Пораженцы верили в то, что Россия будет спасена японскими штыками, от Маньчжурии до Сибири ведь рукой подать. Потом к японскому штыку прибавился немецкий. Вступление гитлеровских армий в Россию вызвало в рядах пораженцев восторг, порожденный отчаянием и перешедший в одержимость <…>.
Для оборонцев спасение России было мыслимо лишь ее собственными внутренними силами, которые, как ожидалось, должны были окрепнуть при ударе извне, а пока, до того — «руки прочь от России». И лучше с Советским Союзом, чем с японцами и немцами.
В Маньчжурии высказывание оборонческих идей совсем не рекомендовалось, как, впрочем, и в других местах Китая, где японцы захватили полную власть. Зато в Шанхае, где до самого 8 декабря 1941 года — нападения на Перл-Харбор — можно было спокойно жить под защитой иностранных флагов, оборончество расцвело пышным цветом. Не было оно, впрочем, совсем задушено и после этого рокового дня, так как Япония в войне с СССР не находилась. Короче говоря, пораженцы были у японских оккупантов любимчиками, а оборонцы противными, непослушными детьми, которым то и дело нужно было грозить пальцем. Положение оборонцев ухудшилось еще тем, что у них не было никакой защиты. Эмигрантский комитет от них отказался, советское консульство и своих-то граждан не защищало. И все-таки, будучи целиком на милости оккупантов, и оборонцы существовали и, как это ни странно, имели даже свои газеты, журналы и литературные кружки.

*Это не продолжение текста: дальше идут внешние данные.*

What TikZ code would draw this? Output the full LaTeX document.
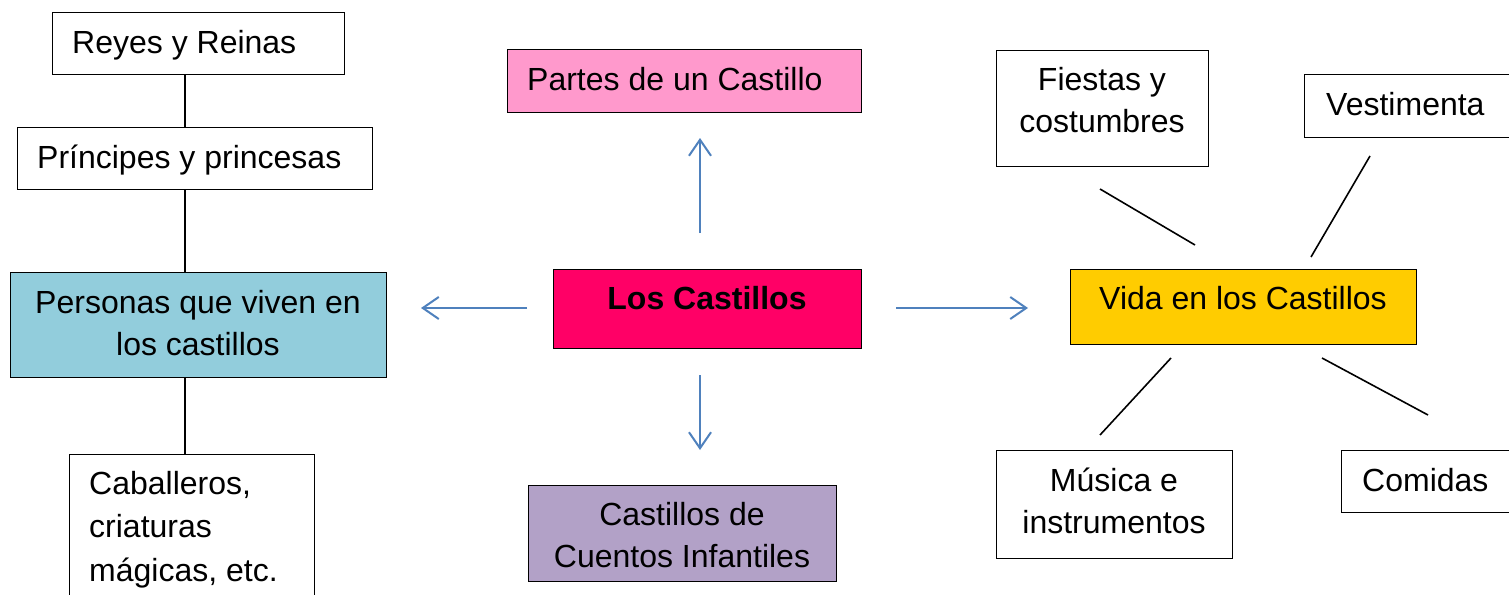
\documentclass[tikz,border=0pt]{standalone}
\usepackage{fontspec}
\setmainfont{Liberation Sans}
\usetikzlibrary{arrows.meta}
\definecolor{arrowblue}{HTML}{4F81BD}
\definecolor{cblue}{HTML}{92CDDC}
\definecolor{cpink}{HTML}{FF99CC}
\definecolor{cmagenta}{HTML}{FF0066}
\definecolor{cyellow}{HTML}{FFCC00}
\definecolor{cviolet}{HTML}{B2A1C7}
\begin{document}
\begin{tikzpicture}[x=1pt,y=-1pt,
  boxst/.style={draw=black, line width=1.2pt, inner sep=0pt, anchor=north west},
  txt/.style={inner sep=0pt, font=\fontsize{32}{42}\selectfont},
  arr/.style={draw=arrowblue, line width=2pt, -{Straight Barb[length=16pt,width=22pt,line width=2pt]}},
  ln/.style={draw=black, line width=1.6pt}]
\useasboundingbox (0,0) rectangle (1509,594);
\clip (0,0) rectangle (1509,594);
\fill[white] (0,0) rectangle (1509,594);

% left column
\node[boxst, minimum width=292pt, minimum height=62pt] (reyesbox) at (52,12) {};
\node[txt, anchor=base west] (reyes) at (72,53) {Reyes y Reinas};
\node[boxst, minimum width=355pt, minimum height=62pt] (princbox) at (17,127) {};
\node[txt, anchor=base west] (princ) at (37,168) {Príncipes y princesas};
\node[boxst, fill=cblue, minimum width=376pt, minimum height=105pt] (persbox) at (10,272) {};
\node[txt, anchor=base, align=center] (pers) at (198,355) {Personas que viven en\\los castillos};
\node[boxst, minimum width=245pt, minimum height=160pt] (cabbox) at (69,454) {};
\node[txt, anchor=base west, align=left, font=\fontsize{32}{43.5}\selectfont] (cab) at (89,581) {Caballeros,\\criaturas\\mágicas, etc.};

\draw[ln] (reyesbox.south -| 185,0) -- (princbox.north -| 185,0);
\draw[ln] (princbox.south -| 185,0) -- (persbox.north -| 185,0);
\draw[ln] (persbox.south -| 185,0) -- (cabbox.north -| 185,0);

% center
\node[boxst, fill=cpink, minimum width=354pt, minimum height=63pt] (partesbox) at (507,49) {};
\node[txt, anchor=base west] (partes) at (527,90) {Partes de un Castillo};
\node[boxst, fill=cmagenta, minimum width=308pt, minimum height=79pt] (castbox) at (553,269) {};
\node[txt, anchor=base, font=\fontsize{32}{42}\selectfont\bfseries] (cast) at (707,309) {Los Castillos};
\node[boxst, fill=cviolet, minimum width=308pt, minimum height=96pt] (cuentbox) at (528,485) {};
\node[txt, anchor=base, align=center] (cuent) at (682,567) {Castillos de\\Cuentos Infantiles};

\coordinate (upA) at (700,233); \coordinate (upB) at (700,138);
\coordinate (dnA) at (700,375); \coordinate (dnB) at (700,450);
\coordinate (lfA) at (527,308); \coordinate (lfB) at (421,308);
\coordinate (rtA) at (896,308); \coordinate (rtB) at (1028,308);
\draw[arr] (upA) -- (upB);
\draw[arr] (dnA) -- (dnB);
\draw[arr] (lfA) -- (lfB);
\draw[arr] (rtA) -- (rtB);

% right
\node[boxst, fill=cyellow, minimum width=346pt, minimum height=75pt] (vidabox) at (1070,269) {};
\node[txt, anchor=base] (vida) at (1243,309) {Vida en los Castillos};
\node[boxst, minimum width=212pt, minimum height=116pt] (fiestbox) at (996,50) {};
\node[txt, anchor=base, align=center] (fiest) at (1102,132) {Fiestas y\\costumbres};
\node[boxst, minimum width=240pt, minimum height=63pt] (vestbox) at (1304,74) {};
\node[txt, anchor=base west] (vest) at (1326,115) {Vestimenta};
\node[boxst, minimum width=236pt, minimum height=108pt] (musbox) at (996,450) {};
\node[txt, anchor=base, align=center] (mus) at (1114,533) {Música e\\instrumentos};
\node[boxst, minimum width=200pt, minimum height=62pt] (combox) at (1341,450) {};
\node[txt, anchor=base west] (com) at (1362,491) {Comidas};

\coordinate (f1) at (1100,189); \coordinate (f2) at (1195,245);
\coordinate (v1) at (1370,156); \coordinate (v2) at (1311,257);
\coordinate (m1) at (1171,358); \coordinate (m2) at (1100,435);
\coordinate (c1) at (1322,358); \coordinate (c2) at (1428,415);
\draw[ln] (f1) -- (f2);
\draw[ln] (v1) -- (v2);
\draw[ln] (m1) -- (m2);
\draw[ln] (c1) -- (c2);
\end{tikzpicture}
\end{document}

Таким был журнал «Сегодня», который с марта по ноябрь 1943 года находился в руках небольшого литературного кружка «Среда». Среди членов этого кружка был забытый теперь поэт Лев Гроссе.
У меня сохранился комплект этого журнала, представляющий сейчас собой библиографическую редкость. В одном из первых номеров его были помещены стихи Гроссе «Пространство». Вот они.
Смотри, как в немом пространстве
Веленьем вселенской игры
Парят в золотом убранстве
Сияющие миры.
Мы думали долго и много
О них, наполняющих взор,
И стала ясна нам дорога,
Ведущая в звездный простор.
Но грозную бездну простора,
Скажи, кто из смертных постиг,
Кто светом свободного взора
В начало пространства проник.
Кто понял бездонность свободы,
Торжественной пустоты,
Извечную дивную оду
Безгранной тишайшей Мечты?
Простора надзвездная вечность,
Что может быть вне тебя?
Обнявшей и бесконечность,
И атомы бытия?
Не Ты ли тот Знак Искомый,
Без Имени, без Числа,
От века нам тайно знакомый,
Но скрытый от взоров зла?
Не Ты ли, о Вездесущий,
Просторам пустоты
Вещаешь о правде сущей,
Чье вечное Имя — Ты?
Над этими стихами некоторые, может быть, задумаются в связи с беспримерными подвигами американских астронавтов. Но у меня они вызывают другую ассоциацию. Перечитывая их, я думаю о беспримерной в своем роде постановке — Ленинском симпозиуме. Потому что если бы на этом симпозиуме к числу достижений «великого гуманиста» был приложен многомиллионный синодик его жертв, то в этом синодике стояло бы и имя Льва Гроссе.